**WORK TO COMPLETE:**
Return each line of the data below verbatim; pictures are to be left out.

**GIVEN DATA:**

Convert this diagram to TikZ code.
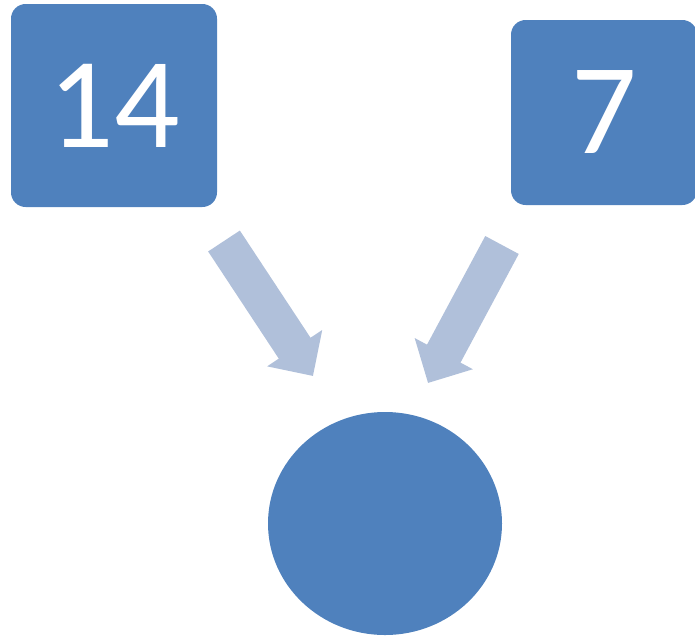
\documentclass[tikz,border=0pt]{standalone}
\usepackage{fontspec}
\setmainfont{Carlito}
\usetikzlibrary{positioning,arrows.meta,shapes.geometric}
\definecolor{boxblue}{HTML}{4F81BD}
\definecolor{arrowblue}{HTML}{B0C0DA}
\tikzset{
  numbox/.style   = {rectangle, rounded corners=11pt, fill=boxblue, text=white,
                     inner sep=0pt, font=\fontsize{97}{97}\selectfont},
  target/.style   = {ellipse, fill=boxblue, inner sep=0pt,
                     minimum width=175.5pt, minimum height=167.25pt},
  fatarrow/.style = {draw=arrowblue, line width=28.5pt,
                     -{Triangle[width=48pt,length=25pt]}}
}

\begin{document}
\begin{tikzpicture}[x=0.75pt,y=-0.75pt]
    \useasboundingbox (0,0) rectangle (695,636);

    % the two numbers
    \node[numbox, minimum width=154.5pt, minimum height=152.25pt] (n14) at (114,105.5) {14};
    \node[numbox, minimum width=139.5pt, minimum height=138.75pt] (n7)  at (604,112.5) {7};

    % the result
    \node[target] (res) at (385,523.5) {};

    % arrow ends
    \coordinate (t14) at (224,241);
    \coordinate (h14) at (313,376);
    \coordinate (t7)  at (502,245);
    \coordinate (h7)  at (428,383);

    \draw[fatarrow] (t14) -- (h14);
    \draw[fatarrow] (t7) -- (h7);
\end{tikzpicture}
\end{document}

**WORKED SOLUTION:**
Convert this diagram to TikZ code.
\documentclass[tikz,border=0pt]{standalone}
\usepackage{fontspec}
\setmainfont{Carlito}
\usetikzlibrary{positioning,arrows.meta,shapes.geometric}
\definecolor{boxblue}{HTML}{4F81BD}
\definecolor{arrowblue}{HTML}{B0C0DA}
\tikzset{
  numbox/.style   = {rectangle, rounded corners=11pt, fill=boxblue, text=white,
                     inner sep=0pt, font=\fontsize{97}{97}\selectfont},
  target/.style   = {ellipse, fill=boxblue, inner sep=0pt,
                     minimum width=175.5pt, minimum height=167.25pt},
  fatarrow/.style = {draw=arrowblue, line width=28.5pt,
                     -{Triangle[width=48pt,length=25pt]}}
}

\begin{document}
\begin{tikzpicture}[x=0.75pt,y=-0.75pt]
    \useasboundingbox (0,0) rectangle (695,636);

    % the two numbers
    \node[numbox, minimum width=154.5pt, minimum height=152.25pt] (n14) at (114,105.5) {14};
    \node[numbox, minimum width=139.5pt, minimum height=138.75pt] (n7)  at (604,112.5) {7};

    % the result
    \node[target] (res) at (385,523.5) {};

    % arrow ends
    \coordinate (t14) at (224,241);
    \coordinate (h14) at (313,376);
    \coordinate (t7)  at (502,245);
    \coordinate (h7)  at (428,383);

    \draw[fatarrow] (t14) -- (h14);
    \draw[fatarrow] (t7) -- (h7);
\end{tikzpicture}
\end{document}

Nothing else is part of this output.